Thursday, March 16, 2006

Shlameel, Shlamazel, Hasenfeffer Incorporated

As I've spent the entire week bed-ridden with a severe flu, idle upon the couch, emptying my nose of unspeakables and fighting off fevers (yesterday's temp: 103), the highest intellectual pursuit for which I've been capable is obvious: TV.

The thing about night sweats, chills and fevers is you start experiencing weird psychic phenomenon, hallucinatory dreams, bizarre fixations. The thing about watching TV for three days straight is...exactly the same.

So I've been watching a whole helluva lot of "Laverne & Shirley." It's taken me 30-odd years to realize this was just a vaudeville show. Yesterday, Lenny and Squiggy went duck hunting with hand-puppets for decoys - ha! Granted I'm biased by the precision nostalgia this particular show captures for me. I think the theme song is maybe the best one ever written for TV. That's saying a lot considering "Welcome Back, Kotter," "WKRP in Cincinnati" and "Good Times." But having watched the show for the last few days on TV Land, I noticed how the song sounds really upbeat and ennervating at the beginning of the show ("I'm happy! This is fun! Yay!"), then brings you to tragic tears at the end because you're so frickin' sad that the show is over ("NO! NO! DON'T BE OVER! DON'T FADE OUT! OH GOD!"). It's a perfect happy-sad song. Is that just the fever talking? Dunno. "Making our Dreams Come True" was written by Norman Gimbel and Charles Fox, sung by Cyndi Grecco, who apparently is known for little else. As far as I'm concerned, she's golden.

Anyway, this "Laverne & Shirley" fan fiction site made me feel like i'm not alone in the world. But am I delusional enough to buy this? Answer: Maybe! The samples on this site are encouraging.

Earlier this week I noticed that some DNA from the "Dallas" theme song had made its way into a song by a Montreal postrock trio called Torngat. "Alberta Song" is a beautiful instrumental with a plush French horn melody starting at minute 1:03 that immediately conjures images of J.R. Ewing. Not sure this serious French-Canadian ensemble is prepared to concede this. But there is a French "Dallas" fan site detailing "La Saga des Ewing." That said, listen to the original and imagine removing the wah-wah guitar and piercing synth note -- interesting!

Then there's this Decemberist song "Los Angeles, I'm Yours," which at minute 2:08 begins to take on a distinct 1980s TV theme song riff -- in the spirit of "Dallas," although I've not yet pinpointed the exact reference.
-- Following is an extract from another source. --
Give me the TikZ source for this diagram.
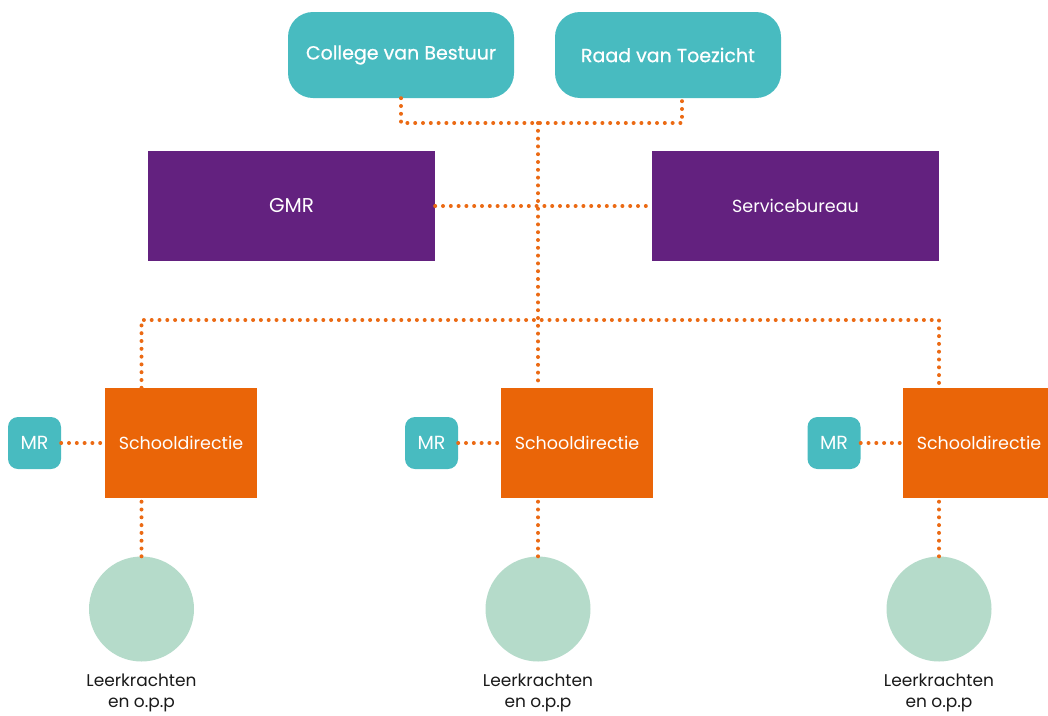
\documentclass[tikz,border=0pt]{standalone}
\usepackage{fontspec}
\setmainfont{Poppins}
\newfontfamily\medfont{Poppins}[FakeBold=0.7]
\usetikzlibrary{calc}
\definecolor{teal}{HTML}{48BBC0}
\definecolor{purp}{HTML}{63217F}
\definecolor{oran}{HTML}{EA6508}
\definecolor{mint}{HTML}{B5DBCA}
\definecolor{dotc}{HTML}{EB6A14}
\definecolor{txt}{HTML}{1A1A1A}
\tikzset{
  topbox/.style={fill=teal, rounded corners=25pt, minimum width=226pt, minimum height=86pt, inner sep=0pt, text=white, font=\medfont\fontsize{19}{22}\selectfont},
  midbox/.style={fill=purp, minimum width=287pt, minimum height=110pt, inner sep=0pt, text=white, font=\fontsize{17.5}{20}\selectfont},
  schoolbox/.style={fill=oran, minimum width=152pt, minimum height=110pt, inner sep=0pt, text=white, font=\fontsize{17.5}{20}\selectfont},
  mrbox/.style={fill=teal, rounded corners=10pt, minimum width=53pt, minimum height=52pt, inner sep=0pt, text=white, font=\fontsize{19}{22}\selectfont},
  circ/.style={fill=mint, circle, minimum size=105pt, inner sep=0pt},
  lbl/.style={text=txt, align=center, font=\fontsize{17}{21}\selectfont, inner sep=0pt},
  dots/.style={draw=dotc, line width=4pt, line cap=round, dash pattern=on 0pt off 7.8pt},
}
\begin{document}
\begin{tikzpicture}[x=1pt,y=-1pt]
\useasboundingbox (0,0) rectangle (1048,715);
\clip (0,0) rectangle (1048,715);
% nodes
\node[topbox] (cvb) at (401,55) {\raisebox{-2pt}{College van Bestuur}};
\node[topbox] (rvt) at (668,55) {\raisebox{-2pt}{Raad van Toezicht}};
\node[midbox] (gmr) at (291.5,206) {\fontsize{20}{22}\selectfont GMR};
\node[midbox] (sb) at (795.5,206) {Servicebureau};
\node[schoolbox] (sd1) at (181,443) {Schooldirectie};
\node[schoolbox] (sd2) at (577,443) {Schooldirectie};
\node[schoolbox] (sd3) at (979,443) {Schooldirectie};
\node[mrbox] (mr1) at (34.5,443) {MR};
\node[mrbox] (mr2) at (431.5,443) {MR};
\node[mrbox] (mr3) at (834,443) {MR};
\node[circ] (c1) at (141.5,609) {};
\node[circ] (c2) at (538,609) {};
\node[circ] (c3) at (939,609) {};
\node[lbl, anchor=north] (l1) at (141.5,674) {Leerkrachten\\en o.p.p};
\node[lbl, anchor=north] (l2) at (538,674) {Leerkrachten\\en o.p.p};
\node[lbl, anchor=north] (l3) at (939,674) {Leerkrachten\\en o.p.p};
% junctions
\coordinate (j) at (538,123);
\coordinate (rj) at (682,98);
\coordinate (b1) at (141.5,320);
\coordinate (b3) at (939,320);
% connectors
\draw[dots] (cvb.south) |- (j) -| (rj);
\draw[dots] (j) -- (j |- sd2.north);
\draw[dots] (gmr.east) -- (sb.west);
\draw[dots] (b1 |- sd1.north) -- (b1) -- (b3) -- (b3 |- sd3.north);
\draw[dots] (mr1.east) -- (sd1.west);
\draw[dots] (mr2.east) -- (sd2.west);
\draw[dots] (mr3.east) -- (sd3.west);
\draw[dots] (c1.north) -- (c1.north |- sd1.south);
\draw[dots] (c2.north) -- (c2.north |- sd2.south);
\draw[dots] (c3.north) -- (c3.north |- sd3.south);
\end{tikzpicture}
\end{document}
But I want to! Can anyone target it? It's something about the harmonica or recorder or whatever it is. Then the cascading string section. Hmmm...fevers...

2 comments:

Django West said...

Hmm when I think harmonica and 70's TV I just come up with Rockford Files, but that's not it, is it?

Anonymous said...

Another great fade out happy-sad moment, of course

"You're gonna make it after all..."

Said theme, in my mind, sounds strangely of a piece with the L+S theme. When I was young I used to run one in to the other if I was humming or singing them to myself.

Perhaps the whole open-shirt-big-sapphire-rock-necklace-wearing TV theme songwriter thing extended beyond mere appearances, to a deeper, aesthetic brotherhood...

Also, what about the end of Paradise Lost?